Having had an nine month break from photography I'm now getting the enthusiasm to get out there again with the camera. On this trip I stayed local to home in Felixstowe & went down to Landguard point near the docks. It was a good trip & encouraged me to want to go out more.

Comments welcome.

2.5 secs at f/16


__
https://flic.kr/p/ZaA8AV

IMG_1717 by Tom Harvey, on Flickr

30 secs at f/8


__
https://flic.kr/p/Y9uFA4

IMG_1814 by Tom Harvey, on Flickr

13 secs at f/16


__
https://flic.kr/p/C5dxTm

IMG_1806 by Tom Harvey, on Flickr

2.5 secs at f/16


__
https://flic.kr/p/Ya8iCx

IMG_1805 by Tom Harvey, on Flickr

180 secs at f/8


__
https://flic.kr/p/Yaa88R

IMG_1821 by Tom Harvey, on Flickr

0.6 secs at f/16


__
https://flic.kr/p/Z8yLML

IMG_1685 by Tom Harvey, on Flickr

0.4 secs at f/16


__
https://flic.kr/p/ZbSBBr

IMG_1693 by Tom Harvey, on Flickr

Thanks for looking


----------



## chocko (Nov 9, 2008)

Love ALL of them and you have definitely mastered the long exposure of water.WELL DONE THAT MAN :thumbs_up:


----------



## gimli (Mar 24, 2016)

Very nice. You're doing a good job. Having that nice camera helps I assume... :tongue:


----------



## Cyclops930 (Oct 20, 2017)

Some really nice shots :thumbsup:


----------



## Chromejob (Jul 28, 2006)

Sharing photos directly into the editor here couldn't be easier, and save us the fuss of clicking links to another site.

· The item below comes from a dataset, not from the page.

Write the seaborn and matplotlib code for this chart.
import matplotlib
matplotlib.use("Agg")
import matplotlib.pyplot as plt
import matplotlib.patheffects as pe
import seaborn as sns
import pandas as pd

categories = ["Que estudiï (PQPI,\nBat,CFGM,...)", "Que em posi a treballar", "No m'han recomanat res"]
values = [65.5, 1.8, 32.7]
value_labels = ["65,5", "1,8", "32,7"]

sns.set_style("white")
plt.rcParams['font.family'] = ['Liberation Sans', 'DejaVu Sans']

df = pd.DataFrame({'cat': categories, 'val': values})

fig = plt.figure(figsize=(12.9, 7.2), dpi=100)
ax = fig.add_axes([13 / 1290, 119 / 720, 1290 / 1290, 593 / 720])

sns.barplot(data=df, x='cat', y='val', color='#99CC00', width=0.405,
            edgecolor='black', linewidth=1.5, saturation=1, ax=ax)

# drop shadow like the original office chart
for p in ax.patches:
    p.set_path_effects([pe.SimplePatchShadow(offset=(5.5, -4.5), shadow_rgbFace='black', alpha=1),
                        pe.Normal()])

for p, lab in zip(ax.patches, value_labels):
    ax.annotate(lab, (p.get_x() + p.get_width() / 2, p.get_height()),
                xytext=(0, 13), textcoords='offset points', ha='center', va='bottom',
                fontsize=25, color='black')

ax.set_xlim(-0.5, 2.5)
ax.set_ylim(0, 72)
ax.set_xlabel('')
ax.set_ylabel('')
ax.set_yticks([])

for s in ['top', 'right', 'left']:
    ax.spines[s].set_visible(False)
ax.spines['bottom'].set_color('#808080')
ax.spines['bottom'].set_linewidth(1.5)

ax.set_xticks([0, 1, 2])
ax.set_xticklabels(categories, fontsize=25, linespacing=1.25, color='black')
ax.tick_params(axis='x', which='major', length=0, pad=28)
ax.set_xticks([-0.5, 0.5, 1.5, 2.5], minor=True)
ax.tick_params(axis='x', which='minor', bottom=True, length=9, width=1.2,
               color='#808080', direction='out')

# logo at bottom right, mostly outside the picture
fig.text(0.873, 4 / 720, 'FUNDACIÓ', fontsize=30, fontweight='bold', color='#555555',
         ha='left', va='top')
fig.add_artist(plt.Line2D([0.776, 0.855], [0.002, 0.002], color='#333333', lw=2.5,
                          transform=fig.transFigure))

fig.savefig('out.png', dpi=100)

Click the "Share" icon (the little "up and to the right" arrow).


Click BBCode.


Select your desired size.


Copy the code.


Paste here.


Voila!



> IMG_1821 by Tom Harvey, on Flickr


----------



## bridgeman (Dec 9, 2008)

Afternoon undoctored shot at Whitby today on the iPhone


----------



## aroma (Dec 11, 2009)

I like your Flickr page - very nice


----------